= WHAT THE TASK ASKS =
Return the lines below that carry the word "React".

= PROVIDED DATA =
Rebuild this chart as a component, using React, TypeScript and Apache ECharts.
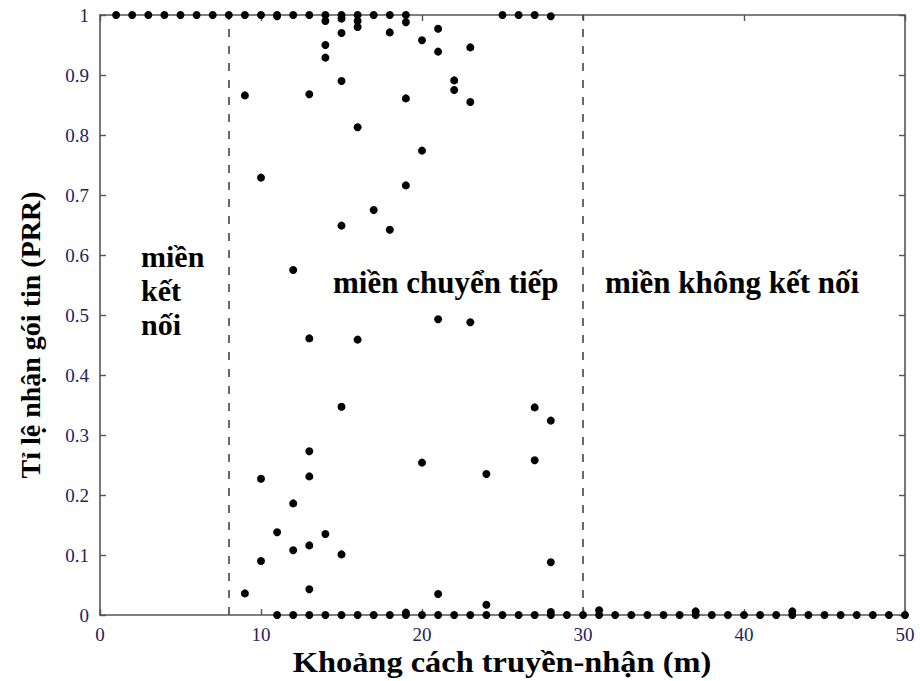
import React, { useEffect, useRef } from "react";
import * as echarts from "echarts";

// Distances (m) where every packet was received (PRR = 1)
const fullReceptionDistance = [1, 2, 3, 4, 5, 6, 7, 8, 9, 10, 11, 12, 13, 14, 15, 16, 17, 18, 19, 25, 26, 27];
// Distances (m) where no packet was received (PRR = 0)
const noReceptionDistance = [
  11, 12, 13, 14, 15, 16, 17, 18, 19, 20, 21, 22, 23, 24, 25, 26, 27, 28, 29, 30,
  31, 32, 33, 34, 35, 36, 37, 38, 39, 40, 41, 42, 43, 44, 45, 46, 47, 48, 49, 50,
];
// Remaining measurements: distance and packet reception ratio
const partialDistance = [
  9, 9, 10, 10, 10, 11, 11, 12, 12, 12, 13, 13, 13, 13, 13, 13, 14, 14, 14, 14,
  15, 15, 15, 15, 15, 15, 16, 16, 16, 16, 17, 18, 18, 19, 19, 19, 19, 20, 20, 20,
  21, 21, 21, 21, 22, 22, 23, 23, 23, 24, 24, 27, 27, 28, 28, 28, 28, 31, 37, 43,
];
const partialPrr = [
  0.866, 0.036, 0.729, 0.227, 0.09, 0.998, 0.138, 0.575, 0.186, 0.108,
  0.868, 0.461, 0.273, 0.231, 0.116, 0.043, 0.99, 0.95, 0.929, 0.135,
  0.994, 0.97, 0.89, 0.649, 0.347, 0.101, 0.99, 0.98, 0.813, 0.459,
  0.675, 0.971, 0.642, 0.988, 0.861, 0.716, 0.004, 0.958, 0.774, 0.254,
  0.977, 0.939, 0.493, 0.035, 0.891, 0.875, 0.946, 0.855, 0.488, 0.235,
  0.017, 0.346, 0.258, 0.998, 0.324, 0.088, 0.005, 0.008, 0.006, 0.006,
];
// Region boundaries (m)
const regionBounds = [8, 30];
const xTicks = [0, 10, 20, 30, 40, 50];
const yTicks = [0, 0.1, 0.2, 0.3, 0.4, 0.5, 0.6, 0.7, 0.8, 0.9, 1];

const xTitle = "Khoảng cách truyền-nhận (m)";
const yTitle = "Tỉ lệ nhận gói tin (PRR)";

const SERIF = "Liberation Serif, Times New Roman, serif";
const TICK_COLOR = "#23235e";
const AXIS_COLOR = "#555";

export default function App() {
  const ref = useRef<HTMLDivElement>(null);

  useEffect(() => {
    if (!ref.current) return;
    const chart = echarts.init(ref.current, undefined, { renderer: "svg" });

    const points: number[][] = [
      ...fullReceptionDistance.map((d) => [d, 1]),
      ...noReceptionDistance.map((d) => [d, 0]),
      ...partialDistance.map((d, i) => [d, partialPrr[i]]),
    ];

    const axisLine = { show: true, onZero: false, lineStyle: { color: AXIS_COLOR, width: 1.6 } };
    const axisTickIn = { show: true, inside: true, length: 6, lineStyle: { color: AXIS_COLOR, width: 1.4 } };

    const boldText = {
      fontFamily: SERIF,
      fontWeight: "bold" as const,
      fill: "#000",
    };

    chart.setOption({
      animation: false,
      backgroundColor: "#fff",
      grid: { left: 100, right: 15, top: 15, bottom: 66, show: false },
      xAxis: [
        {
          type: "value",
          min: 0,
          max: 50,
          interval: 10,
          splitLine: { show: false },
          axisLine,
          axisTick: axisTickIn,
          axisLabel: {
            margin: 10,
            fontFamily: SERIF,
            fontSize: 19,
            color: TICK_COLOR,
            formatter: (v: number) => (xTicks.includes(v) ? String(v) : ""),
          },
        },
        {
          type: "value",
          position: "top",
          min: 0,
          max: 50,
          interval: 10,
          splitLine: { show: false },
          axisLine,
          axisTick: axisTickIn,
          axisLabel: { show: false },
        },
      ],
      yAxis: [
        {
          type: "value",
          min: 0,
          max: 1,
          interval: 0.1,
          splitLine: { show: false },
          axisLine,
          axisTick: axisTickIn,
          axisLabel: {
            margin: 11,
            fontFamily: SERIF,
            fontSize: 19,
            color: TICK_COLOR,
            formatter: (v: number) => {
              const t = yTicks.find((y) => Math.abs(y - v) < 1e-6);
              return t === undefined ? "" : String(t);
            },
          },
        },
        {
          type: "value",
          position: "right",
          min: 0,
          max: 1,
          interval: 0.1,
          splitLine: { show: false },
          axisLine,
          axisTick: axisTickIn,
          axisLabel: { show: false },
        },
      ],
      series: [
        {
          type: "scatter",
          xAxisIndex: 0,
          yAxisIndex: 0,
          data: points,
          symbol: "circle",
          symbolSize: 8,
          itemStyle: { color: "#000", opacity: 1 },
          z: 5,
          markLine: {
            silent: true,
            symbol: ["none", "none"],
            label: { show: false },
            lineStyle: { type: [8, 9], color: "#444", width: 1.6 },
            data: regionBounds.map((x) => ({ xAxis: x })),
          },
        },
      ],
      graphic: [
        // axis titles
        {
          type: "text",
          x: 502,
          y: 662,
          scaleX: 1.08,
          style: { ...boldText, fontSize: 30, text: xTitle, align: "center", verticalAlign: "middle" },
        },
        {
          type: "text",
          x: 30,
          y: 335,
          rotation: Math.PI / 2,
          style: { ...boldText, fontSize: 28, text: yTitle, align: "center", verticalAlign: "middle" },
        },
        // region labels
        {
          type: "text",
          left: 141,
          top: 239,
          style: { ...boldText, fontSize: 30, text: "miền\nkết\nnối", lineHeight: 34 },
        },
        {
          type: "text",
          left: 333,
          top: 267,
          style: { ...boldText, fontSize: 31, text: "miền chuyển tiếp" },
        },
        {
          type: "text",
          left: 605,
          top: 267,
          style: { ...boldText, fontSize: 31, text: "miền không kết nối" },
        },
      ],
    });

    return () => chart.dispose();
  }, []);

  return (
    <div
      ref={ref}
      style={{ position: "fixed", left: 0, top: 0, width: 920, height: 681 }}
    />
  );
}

= RESULT =
Rebuild this chart as a component, using React, TypeScript and Apache ECharts.
import React, { useEffect, useRef } from "react";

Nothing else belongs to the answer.